■ Listed records ■
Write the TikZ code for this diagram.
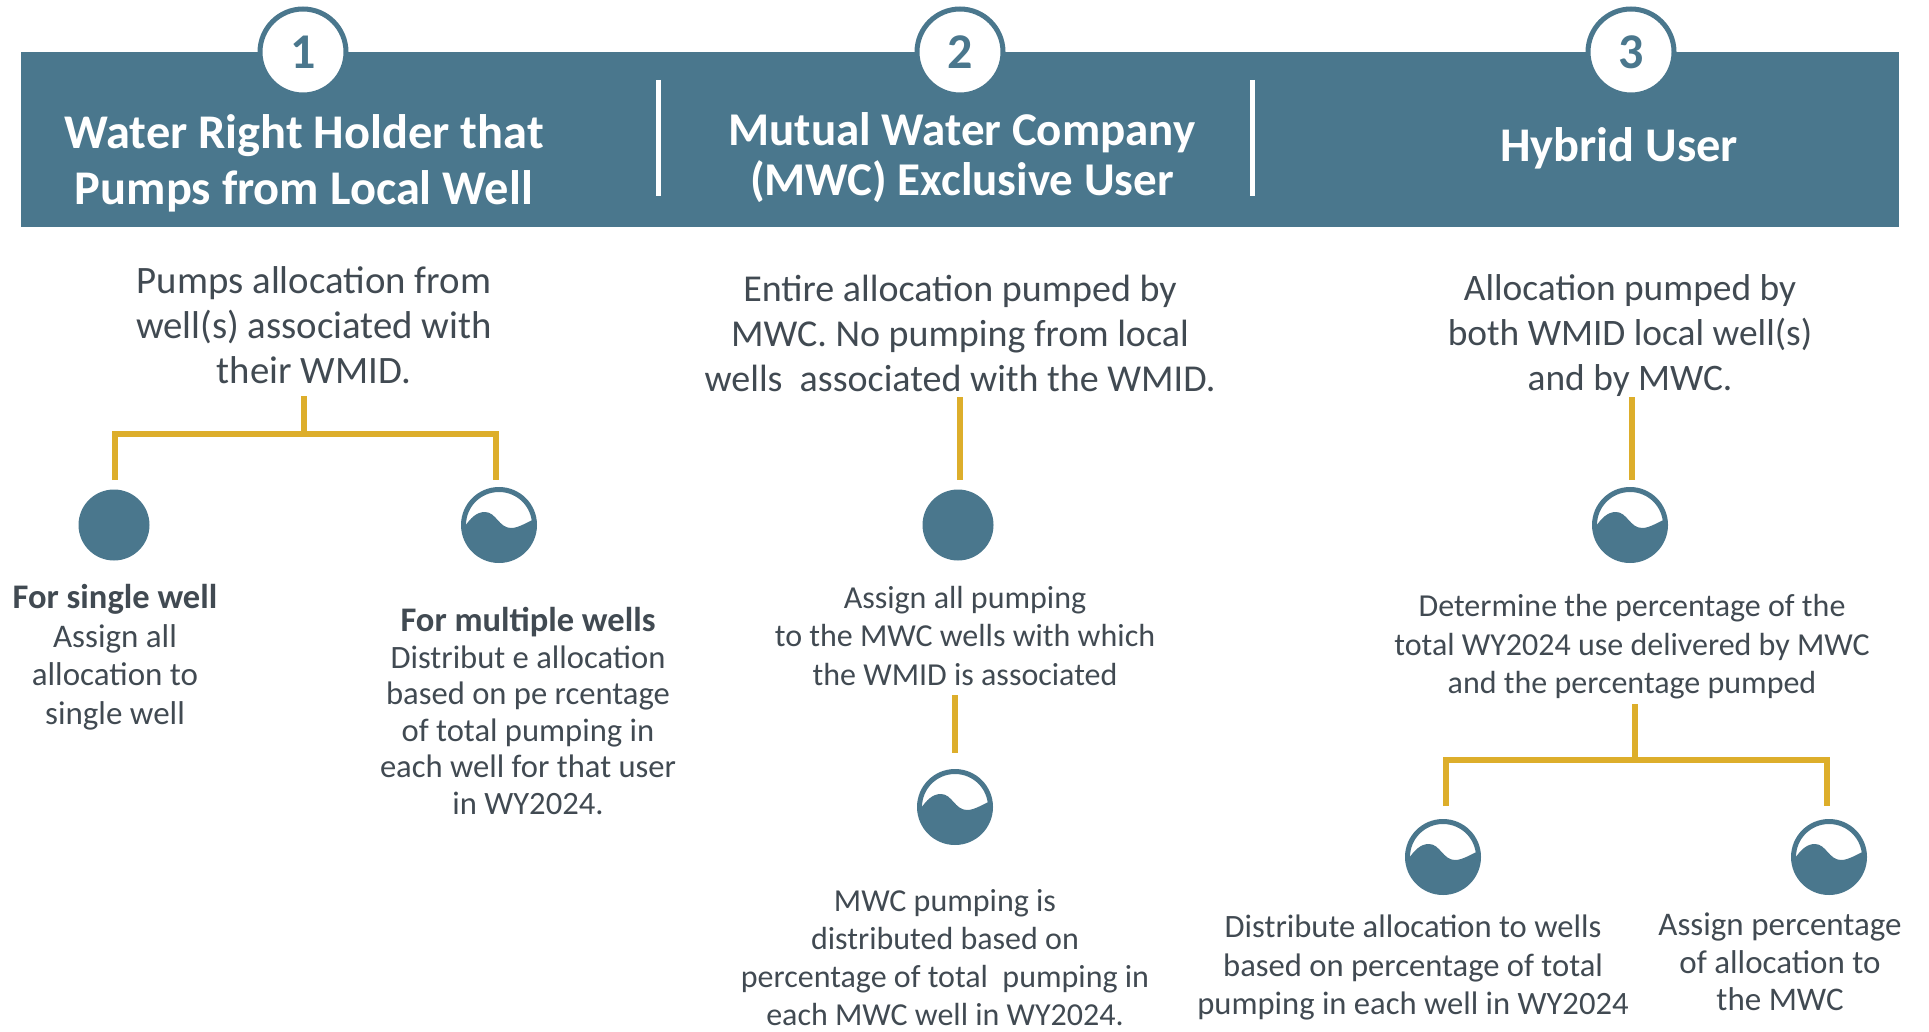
\documentclass[tikz,border=0pt]{standalone}
\usepackage{fontspec}
\setmainfont{Carlito}
\newlength{\du}
\setlength{\du}{1pt}
\definecolor{bandcolor}{HTML}{4A778D}
\definecolor{linkcolor}{HTML}{DDAE2B}
\definecolor{textcolor}{HTML}{414A52}
\tikzset{
  band/.style={fill=bandcolor,inner sep=0pt,minimum width=1878\du,minimum height=175\du},
  numbercircle/.style={circle,draw=bandcolor,fill=white,line width=5\du,minimum size=86\du,inner sep=0pt,text=bandcolor,font=\fontsize{50}{50}\selectfont\bfseries},
  headtext/.style={align=center,text=white,inner sep=0pt,font=\fontsize{48.4}{56}\selectfont\bfseries},
  sepline/.style={draw=white,line width=5\du},
  bigtext/.style={align=center,text=textcolor,inner sep=0pt,font=\fontsize{38}{45}\selectfont},
  smalltext/.style={align=center,text=textcolor,inner sep=0pt,font=\fontsize{32}{38.5}\selectfont},
  link/.style={draw=linkcolor,line width=5.5\du},
  dotwell/.style={circle,fill=bandcolor,minimum size=71\du,inner sep=0pt},
  wavewell/.style={circle,draw=bandcolor,fill=white,line width=5\du,minimum size=71\du,inner sep=0pt,
    path picture={
      \fill[bandcolor,shift={(path picture bounding box.center)}]
        (-36\du,-4\du) .. controls (-28\du,8\du) and (-22\du,13\du) .. (-14\du,13\du)
        .. controls (-3\du,13\du) and (0\du,-3\du) .. (12\du,-3\du)
        .. controls (20\du,-3\du) and (28\du,3\du) .. (36\du,6\du)
        -- (36\du,-40\du) -- (-36\du,-40\du) -- cycle;
    }},
}
\begin{document}
\begin{tikzpicture}
\pgftransformyscale{-1.000000}
\useasboundingbox (0\du,0\du) rectangle (1929\du,1032\du);
% header
\node[band] (band) at (960\du,139.5\du) {};
\node[numbercircle] (num1) at (303\du,52\du) {1};
\node[numbercircle] (num2) at (960\du,52\du) {2};
\node[numbercircle] (num3) at (1631\du,52\du) {3};
\node[headtext] (head1) at (304\du,163\du) {Water Right Holder that\\Pumps from Local Well};
\node[headtext,font=\fontsize{47}{50.5}\selectfont\bfseries] (head2) at (962\du,157.5\du) {Mutual Water Company\\(MWC) Exclusive User};
\node[headtext] (head3) at (1619\du,148\du) {Hybrid User};
\coordinate (sep1a) at (658\du,80\du);
\coordinate (sep1b) at (658\du,196\du);
\coordinate (sep2a) at (1252\du,80\du);
\coordinate (sep2b) at (1252\du,196\du);
\draw[sepline] (sep1a)--(sep1b);
\draw[sepline] (sep2a)--(sep2b);
% column 1
\node[bigtext,font=\fontsize{38.8}{45}\selectfont] (pumps1) at (314\du,325\du) {Pumps allocation from\\well(s) associated with\\their WMID.};
\coordinate (fork1a) at (304\du,396\du);
\coordinate (fork1b) at (304\du,434\du);
\coordinate (fork1c) at (115\du,480\du);
\coordinate (fork1d) at (496\du,480\du);
\draw[link] (fork1a)--(fork1b);
\draw[link] (fork1c)|-(fork1b)-|(fork1d);
\node[dotwell] (single) at (114\du,525\du) {};
\node[wavewell] (multi) at (499\du,525\du) {};
\node[smalltext,font=\fontsize{33}{38.5}\selectfont] (singletext) at (115\du,657\du) {{\fontsize{34.5}{38.5}\selectfont\bfseries For single well}\\Assign all\\allocation to\\single well};
\node[smalltext,font=\fontsize{32.6}{36.6}\selectfont] (multitext) at (528\du,711\du) {{\fontsize{34.5}{36.6}\selectfont\bfseries For multiple wells}\\Distribut e allocation\\based on pe rcentage\\of total pumping in\\each well for that user\\in WY2024.};
% column 2
\node[bigtext] (pumps2) at (960\du,333\du) {Entire allocation pumped by\\MWC. No pumping from local\\wells~ associated with the WMID.};
\coordinate (link2a) at (960\du,397\du);
\coordinate (link2b) at (960\du,480\du);
\draw[link] (link2a)--(link2b);
\node[dotwell] (single2) at (958\du,525\du) {};
\node[smalltext] (assign2) at (965\du,636\du) {Assign all pumping\\to the MWC wells with which\\the WMID is associated};
\coordinate (link3a) at (955\du,695\du);
\coordinate (link3b) at (955\du,753\du);
\draw[link] (link3a)--(link3b);
\node[wavewell] (multi2) at (955\du,807\du) {};
\node[smalltext,font=\fontsize{32}{38}\selectfont] (mwc2) at (945\du,958\du) {MWC pumping is\\distributed based on\\percentage of total~ pumping in\\each MWC well in WY2024.};
% column 3
\node[bigtext,font=\fontsize{37.4}{45}\selectfont] (pumps3) at (1630\du,335.5\du) {Allocation pumped by\\both WMID local well(s)\\and by MWC.};
\coordinate (link4a) at (1632\du,397\du);
\coordinate (link4b) at (1632\du,480\du);
\draw[link] (link4a)--(link4b);
\node[wavewell] (multi3) at (1630\du,525\du) {};
\node[smalltext] (percent3) at (1632\du,647\du) {Determine the percentage of the\\total WY2024 use delivered by MWC\\and the percentage pumped};
\coordinate (fork3a) at (1635\du,704\du);
\coordinate (fork3b) at (1635\du,760\du);
\coordinate (fork3c) at (1446\du,806\du);
\coordinate (fork3d) at (1827\du,806\du);
\draw[link] (fork3a)--(fork3b);
\draw[link] (fork3c)|-(fork3b)-|(fork3d);
\node[wavewell] (multi4) at (1443\du,857\du) {};
\node[wavewell] (multi5) at (1829\du,857\du) {};
\node[smalltext,font=\fontsize{32.6}{38.5}\selectfont] (dist3) at (1413\du,967.5\du) {Distribute allocation to wells\\based on percentage of total\\pumping in each well in WY2024};
\node[smalltext,font=\fontsize{33}{37.5}\selectfont] (assign3) at (1780\du,962\du) {Assign percentage\\of allocation to\\the MWC};
\end{tikzpicture}
\end{document}
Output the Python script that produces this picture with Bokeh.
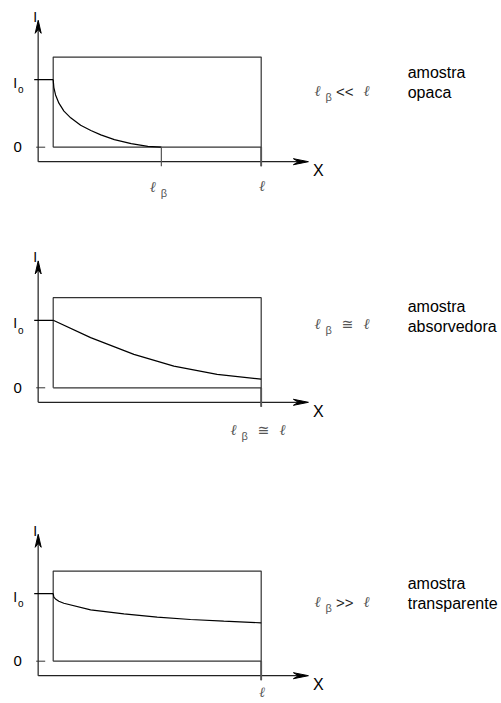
from bokeh.plotting import figure
from bokeh.layouts import column
from bokeh.core.properties import value
from bokeh.embed import file_html
from bokeh.resources import INLINE

# ---------------- data (depth in units of sample thickness ℓ, intensity in units of I0)
x_opaca = [0.0, 0.0032, 0.0113, 0.0275, 0.0517, 0.084, 0.132, 0.181, 0.229, 0.294, 0.375, 0.455, 0.52]
I_opaca = [1.0, 0.883, 0.774, 0.652, 0.535, 0.435, 0.326, 0.248, 0.183, 0.113, 0.052, 0.013, 0.0]
x_absorv = [0.0, 0.18, 0.388, 0.58, 0.788, 1.0]
I_absorv = [1.0, 0.743, 0.495, 0.322, 0.198, 0.129]
x_transp = [0.0, 0.003, 0.011, 0.027, 0.051, 0.18, 0.34, 0.50, 0.66, 0.82, 1.0]
I_transp = [1.0, 0.95, 0.922, 0.889, 0.858, 0.760, 0.701, 0.652, 0.618, 0.593, 0.569]
l_beta = [0.52, 1.0, None]
relations = ["<<", "\u2245", ">>"]
sample_names = ["opaca", "absorvedora", "transparente"]
y_ticks = ["I", "0"]

# ---------------- layout constants (pixels)
XS = 208.0   # px per unit depth
YS = 67.5    # px per unit intensity
W = 501
heights = [240, 265, 198]
zero_px = [146.7, 147.3, 155.7]
LEFT_PX = 52.7
RT = 1.335          # top of the sample box
YA = -15.0 / XS     # y-axis position
XA = -14.5 / YS     # x-axis position
YT = 1.88           # y-axis arrow tip
XT = 1.227          # x-axis arrow tip
TB = -19.0 / YS     # lower end of tick marks

AX = "#555555"
BOX = "#333333"
GR = "#555555"
SANS = value("Liberation Sans")
SERIF = value("Liberation Serif")
DJ = value("DejaVu Sans")


def dx(px):
    return px / XS


def dy(px):
    return -px / YS


def txt(p, x, y, s, size, font=SANS, style="normal", color="black", align="center"):
    p.text(x=[x], y=[y], text=[s], text_font=font, text_font_size=f"{size}px",
           text_font_style=style, text_color=color, text_align=align,
           text_baseline="middle")


def ell_beta(p, x, y, rel=None):
    # ℓβ [rel ℓ] starting at x (data), centred on y
    txt(p, x, y, "\u2113", 15, SERIF, "italic", GR)
    txt(p, x + dx(11), y + dy(6), "\u03b2", 11, SANS, "normal", GR)
    if rel is not None:
        if rel == "\u2245":
            txt(p, x + dx(30), y, rel, 14, DJ, "normal", GR)
            txt(p, x + dx(49), y, "\u2113", 15, SERIF, "italic", GR)
        else:
            txt(p, x + dx(27), y + dy(1), rel, 15, SANS, "normal", "#222222")
            txt(p, x + dx(49), y, "\u2113", 15, SERIF, "italic", GR)


curves = [(x_opaca, I_opaca), (x_absorv, I_absorv), (x_transp, I_transp)]
figs = []
for k in range(3):
    h = heights[k]
    z = zero_px[k]
    p = figure(width=W, height=h, output_backend="svg", toolbar_location=None,
               x_range=(-LEFT_PX / XS, (W - LEFT_PX) / XS),
               y_range=((z - h) / YS, z / YS),
               x_axis_location=None, y_axis_location=None, min_border=0)
    p.outline_line_color = None
    p.xgrid.visible = False
    p.ygrid.visible = False
    p.background_fill_color = "white"
    p.border_fill_color = "white"

    # axes
    p.line([YA, YA], [XA, YT - 9 / YS], line_color=AX, line_width=1.6)
    p.patch([YA, YA - dx(3), YA, YA + dx(3)],
            [YT, YT - 13 / YS, YT - 9 / YS, YT - 13 / YS], color="black")
    p.line([YA, XT - dx(10)], [XA, XA], line_color="#222222", line_width=1.3)
    p.patch([XT, XT - dx(15), XT - dx(10), XT - dx(15)],
            [XA, XA + 3 / YS, XA, XA - 3 / YS], color="black")

    # sample box
    p.line([0, 0, 1, 1], [0, RT, RT, TB], line_color=BOX, line_width=1.2)
    p.line([1, 1], [0, TB], line_color=AX, line_width=1.8)
    p.line([0, 1], [0, 0], line_color=BOX, line_width=1.2)

    # I0 and 0 ticks
    p.line([YA - dx(4), 0], [1, 1], line_color="black", line_width=1.2)
    p.line([YA - dx(2), YA + dx(7)], [0, 0], line_color=BOX, line_width=1.0)

    # curve
    cx, cy = curves[k]
    p.line(cx, cy, line_color="black", line_width=1.2)

    # beta-length tick (opaque case)
    if k == 0:
        p.line([l_beta[0], l_beta[0]], [0, TB], line_color=AX, line_width=1.2)

    # axis labels
    txt(p, YA - dx(3), YT + 3.5 / YS, y_ticks[0], 14)
    txt(p, -dx(38), 1 + dy(3), y_ticks[0], 14)
    txt(p, -dx(32.5), 1 + dy(10), "o", 10)
    txt(p, -dx(35.5), 0, y_ticks[1], 15)
    txt(p, XT + dx(10), XA + dy(9), "X", 16)

    # right-hand labels
    base_y = [0.84, 0.938, 0.884][k]
    ell_beta(p, dx(264.5), base_y, relations[k])
    txt(p, dx(354.5), base_y + 0.27, "amostra", 16, align="left")
    txt(p, dx(354.5), base_y + 0.27 - 20 / YS, sample_names[k], 16, align="left")

    # labels under the x axis
    if k == 0:
        ell_beta(p, l_beta[0] - dx(8.5), dy(40))
        txt(p, 1 + dx(1), dy(38.5), "\u2113", 15, SERIF, "italic", GR)
    elif k == 1:
        ell_beta(p, l_beta[1] - dx(27.5), dy(42), "\u2245")
    else:
        txt(p, 1 + dx(1), dy(31.5), "\u2113", 14, SERIF, "italic", GR)

    figs.append(p)

layout = column(*figs, spacing=0)
open("out.html", "w").write(file_html(layout, INLINE))
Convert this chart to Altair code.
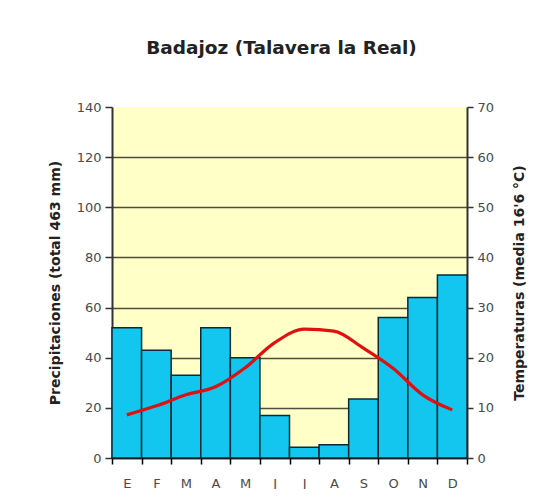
import altair as alt
import pandas as pd

meses = ["E", "F", "M", "A", "M", "J", "J", "A", "S", "O", "N", "D"]
precipitaciones = [52, 43, 33, 52, 40, 17, 4.3, 5.3, 23.5, 56, 64, 73]
temperaturas = [8.6, 10.4, 12.6, 14.2, 18.0, 23.0, 25.7, 25.3, 21.9, 17.9, 12.6, 9.6]

df = pd.DataFrame({
    "idx": list(range(len(meses))),
    "mes": meses,
    "prec": precipitaciones,
    "temp": temperaturas,
})

label_expr = "[" + ",".join("'" + m + "'" for m in meses) + "][datum.value]"
FONT = "DejaVu Sans"

x = alt.X(
    "idx:O",
    scale=alt.Scale(paddingInner=0, paddingOuter=0),
    axis=alt.Axis(
        title=None, labelExpr=label_expr, labelAngle=0, tickBand="extent",
        domainColor="black", domainWidth=1.5, tickColor="black", tickWidth=1.5,
        tickSize=6, labelPadding=13, labelFontSize=13, labelColor="#4a4a4a",
        labelFont=FONT, grid=False,
    ),
)

bars = alt.Chart(df).mark_bar(
    color="#12c6f0", stroke="#0a2a35", strokeWidth=1.5
).encode(
    x=x,
    y=alt.Y(
        "prec:Q",
        scale=alt.Scale(domain=[0, 140], nice=False),
        axis=alt.Axis(
            title="Precipitaciones (total 463 mm)", values=list(range(0, 141, 20)),
            grid=True, gridColor="#4e4e3e", gridWidth=1.5,
            gridOpacity=alt.condition("datum.value >= 140", alt.value(0), alt.value(1)),
            domainColor="#333", domainWidth=2, tickColor="#333", tickWidth=1.5, tickSize=7,
            labelFontSize=13, labelColor="#4a4a4a", labelFont=FONT, labelPadding=4,
            titleFont=FONT, titleFontSize=14, titleFontWeight="bold", titleColor="#222",
            titlePadding=14,
        ),
    ),
)

line = alt.Chart(df).mark_line(
    color="#e01010", strokeWidth=3.2, interpolate="monotone"
).encode(
    x=x,
    y=alt.Y(
        "temp:Q",
        scale=alt.Scale(domain=[0, 70], nice=False),
        axis=alt.Axis(
            orient="right", title="Temperaturas (media 16'6 °C)", values=list(range(0, 71, 10)),
            grid=False, domainColor="#333", domainWidth=2, tickColor="#333", tickWidth=1.5,
            tickSize=6, labelFontSize=13, labelColor="#4a4a4a", labelFont=FONT, labelPadding=4,
            titleFont=FONT, titleFontSize=14, titleFontWeight="bold", titleColor="#222",
            titlePadding=33, titleAngle=270,
        ),
    ),
)

chart = alt.layer(bars, line).resolve_scale(y="independent").properties(
    width=355,
    height=351,
    title=alt.TitleParams(
        "Badajoz (Talavera la Real)", font=FONT, fontSize=18.5, fontWeight="bold",
        color="#222", anchor="middle", offset=44, dx=-8,
    ),
    autosize=alt.AutoSizeParams(type="none"),
    padding={"left": 104, "top": 99, "right": 71, "bottom": 31},
    background="white",
    view=alt.ViewBackground(fill="#ffffc8", stroke=None),
)

chart.save("out.html", embed_options={"renderer": "svg", "actions": False})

■ Exercise directions ■
Copy each line above containing the string "that".

■ Answer for this exercise ■
\node[headtext] (head1) at (304\du,163\du) {Water Right Holder that\\Pumps from Local Well};
\node[smalltext,font=\fontsize{32.6}{36.6}\selectfont] (multitext) at (528\du,711\du) {{\fontsize{34.5}{36.6}\selectfont\bfseries For multiple wells}\\Distribut e allocation\\based on pe rcentage\\of total pumping in\\each well for that user\\in WY2024.};
Output the Python script that produces this picture with Bokeh.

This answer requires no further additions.